### AIM OF THE EXERCISE
Leave out the pictures and reproduce all of the data exactly.

### SOURCE MATERIAL
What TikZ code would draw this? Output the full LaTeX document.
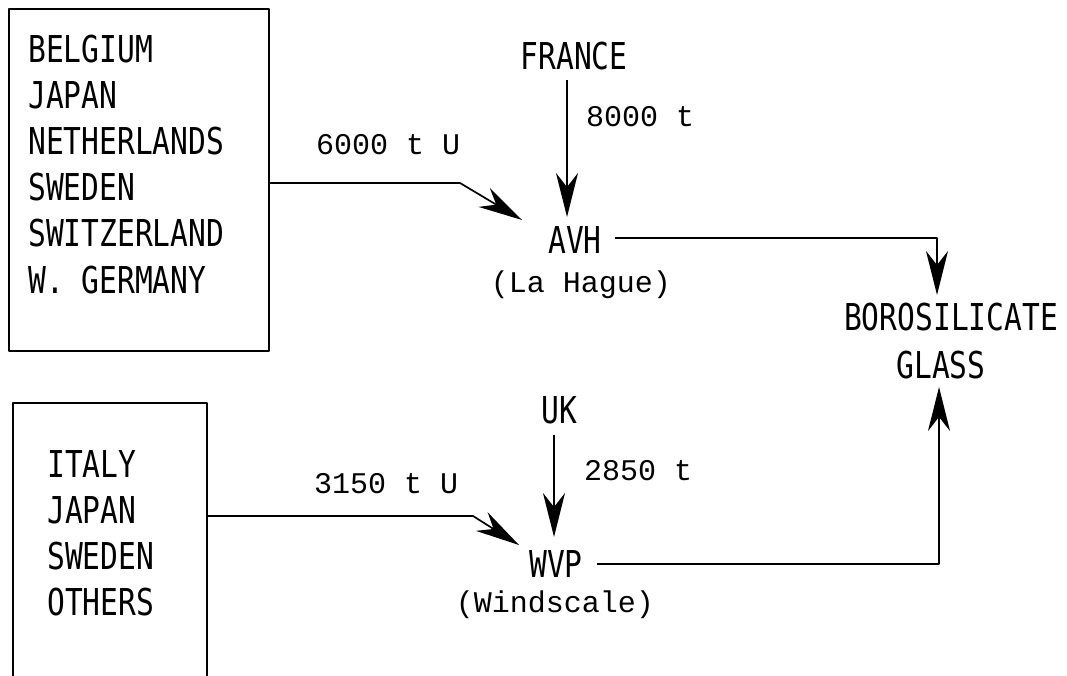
\documentclass[tikz,border=0pt]{standalone}
\usepackage{fontspec}
\usetikzlibrary{arrows.meta}
\newfontfamily\capfont[FakeStretch=0.8]{DejaVu Sans Mono}
\newfontfamily\typfont{Liberation Mono}
\begin{document}
\begin{tikzpicture}[x=1pt,y=-1pt,
  caplabel/.style={inner sep=0pt,font=\capfont\fontsize{37}{45}\selectfont},
  qtylabel/.style={inner sep=0pt,font=\typfont\fontsize{30}{36}\selectfont},
  boxline/.style={line width=1.7pt,line join=round},
  flow/.style={line width=1.7pt,line join=round,-{Stealth[length=44pt,width=22pt,inset=14pt]}}]
\useasboundingbox (0,0) rectangle (1067,676);
% top box
\node[boxline,draw,anchor=north west,minimum width=260pt,minimum height=342pt,inner sep=0pt] (box1) at (8,8) {};
\foreach \t [count=\i] in {BELGIUM,JAPAN,NETHERLANDS,SWEDEN,SWITZERLAND,W. GERMANY}
  \node[caplabel,anchor=base west] (a\i) at (28,{63+46*(\i-1)}) {\t};
% bottom box (open at the bottom)
\coordinate (b1) at (13,676);
\coordinate (b2) at (13,403);
\coordinate (b3) at (207,403);
\coordinate (b4) at (207,676);
\draw[boxline] (b1) -- (b2) -- (b3) -- (b4);
\foreach \t [count=\i] in {ITALY,JAPAN,SWEDEN,OTHERS}
  \node[caplabel,anchor=base west] (c\i) at (47,{477+46*(\i-1)}) {\t};
% process nodes
\node[caplabel,anchor=base] (france) at (574,70) {FRANCE};
\node[caplabel,anchor=base] (avh) at (575,253) {AVH};
\node[qtylabel,anchor=base] (lahague) at (581,292) {(La Hague)};
\node[caplabel,anchor=base] (uk) at (559,423) {UK};
\node[caplabel,anchor=base] (wvp) at (556,577) {WVP};
\node[qtylabel,anchor=base] (windscale) at (555,612) {(Windscale)};
\node[caplabel,anchor=base] (boro) at (951,330) {BOROSILICATE};
\node[caplabel,anchor=base] (glass) at (941,378) {GLASS};
% quantity labels
\node[qtylabel,anchor=base west] (q1) at (316,155) {6000 t U};
\node[qtylabel,anchor=base west] (q2) at (586,127) {8000 t};
\node[qtylabel,anchor=base west] (q3) at (314,493) {3150 t U};
\node[qtylabel,anchor=base west] (q4) at (584,480) {2850 t};
% connectors
\coordinate (s1) at (268,183);
\coordinate (k1) at (460,183);
\coordinate (e1) at (522,220);
\draw[flow] (s1) -- (k1) -- (e1);
\coordinate (s2) at (567,80);
\coordinate (e2) at (567,217);
\draw[flow] (s2) -- (e2);
\coordinate (s3) at (615,238);
\coordinate (k3) at (937,238);
\coordinate (e3) at (937,295);
\draw[flow] (s3) -- (k3) -- (e3);
\coordinate (s4) at (207,516);
\coordinate (k4) at (473,516);
\coordinate (e4) at (519,545);
\draw[flow] (s4) -- (k4) -- (e4);
\coordinate (s5) at (554,435);
\coordinate (e5) at (554,537);
\draw[flow] (s5) -- (e5);
\coordinate (s6) at (597,564);
\coordinate (k6) at (939,564);
\coordinate (e6) at (939,387);
\draw[flow] (s6) -- (k6) -- (e6);
\end{tikzpicture}
\end{document}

### ANSWER TO THE EXERCISE
What TikZ code would draw this? Output the full LaTeX document.
\documentclass[tikz,border=0pt]{standalone}
\usepackage{fontspec}
\usetikzlibrary{arrows.meta}
\newfontfamily\capfont[FakeStretch=0.8]{DejaVu Sans Mono}
\newfontfamily\typfont{Liberation Mono}
\begin{document}
\begin{tikzpicture}[x=1pt,y=-1pt,
  caplabel/.style={inner sep=0pt,font=\capfont\fontsize{37}{45}\selectfont},
  qtylabel/.style={inner sep=0pt,font=\typfont\fontsize{30}{36}\selectfont},
  boxline/.style={line width=1.7pt,line join=round},
  flow/.style={line width=1.7pt,line join=round,-{Stealth[length=44pt,width=22pt,inset=14pt]}}]
\useasboundingbox (0,0) rectangle (1067,676);
% top box
\node[boxline,draw,anchor=north west,minimum width=260pt,minimum height=342pt,inner sep=0pt] (box1) at (8,8) {};
\foreach \t [count=\i] in {BELGIUM,JAPAN,NETHERLANDS,SWEDEN,SWITZERLAND,W. GERMANY}
  \node[caplabel,anchor=base west] (a\i) at (28,{63+46*(\i-1)}) {\t};
% bottom box (open at the bottom)
\coordinate (b1) at (13,676);
\coordinate (b2) at (13,403);
\coordinate (b3) at (207,403);
\coordinate (b4) at (207,676);
\draw[boxline] (b1) -- (b2) -- (b3) -- (b4);
\foreach \t [count=\i] in {ITALY,JAPAN,SWEDEN,OTHERS}
  \node[caplabel,anchor=base west] (c\i) at (47,{477+46*(\i-1)}) {\t};
% process nodes
\node[caplabel,anchor=base] (france) at (574,70) {FRANCE};
\node[caplabel,anchor=base] (avh) at (575,253) {AVH};
\node[qtylabel,anchor=base] (lahague) at (581,292) {(La Hague)};
\node[caplabel,anchor=base] (uk) at (559,423) {UK};
\node[caplabel,anchor=base] (wvp) at (556,577) {WVP};
\node[qtylabel,anchor=base] (windscale) at (555,612) {(Windscale)};
\node[caplabel,anchor=base] (boro) at (951,330) {BOROSILICATE};
\node[caplabel,anchor=base] (glass) at (941,378) {GLASS};
% quantity labels
\node[qtylabel,anchor=base west] (q1) at (316,155) {6000 t U};
\node[qtylabel,anchor=base west] (q2) at (586,127) {8000 t};
\node[qtylabel,anchor=base west] (q3) at (314,493) {3150 t U};
\node[qtylabel,anchor=base west] (q4) at (584,480) {2850 t};
% connectors
\coordinate (s1) at (268,183);
\coordinate (k1) at (460,183);
\coordinate (e1) at (522,220);
\draw[flow] (s1) -- (k1) -- (e1);
\coordinate (s2) at (567,80);
\coordinate (e2) at (567,217);
\draw[flow] (s2) -- (e2);
\coordinate (s3) at (615,238);
\coordinate (k3) at (937,238);
\coordinate (e3) at (937,295);
\draw[flow] (s3) -- (k3) -- (e3);
\coordinate (s4) at (207,516);
\coordinate (k4) at (473,516);
\coordinate (e4) at (519,545);
\draw[flow] (s4) -- (k4) -- (e4);
\coordinate (s5) at (554,435);
\coordinate (e5) at (554,537);
\draw[flow] (s5) -- (e5);
\coordinate (s6) at (597,564);
\coordinate (k6) at (939,564);
\coordinate (e6) at (939,387);
\draw[flow] (s6) -- (k6) -- (e6);
\end{tikzpicture}
\end{document}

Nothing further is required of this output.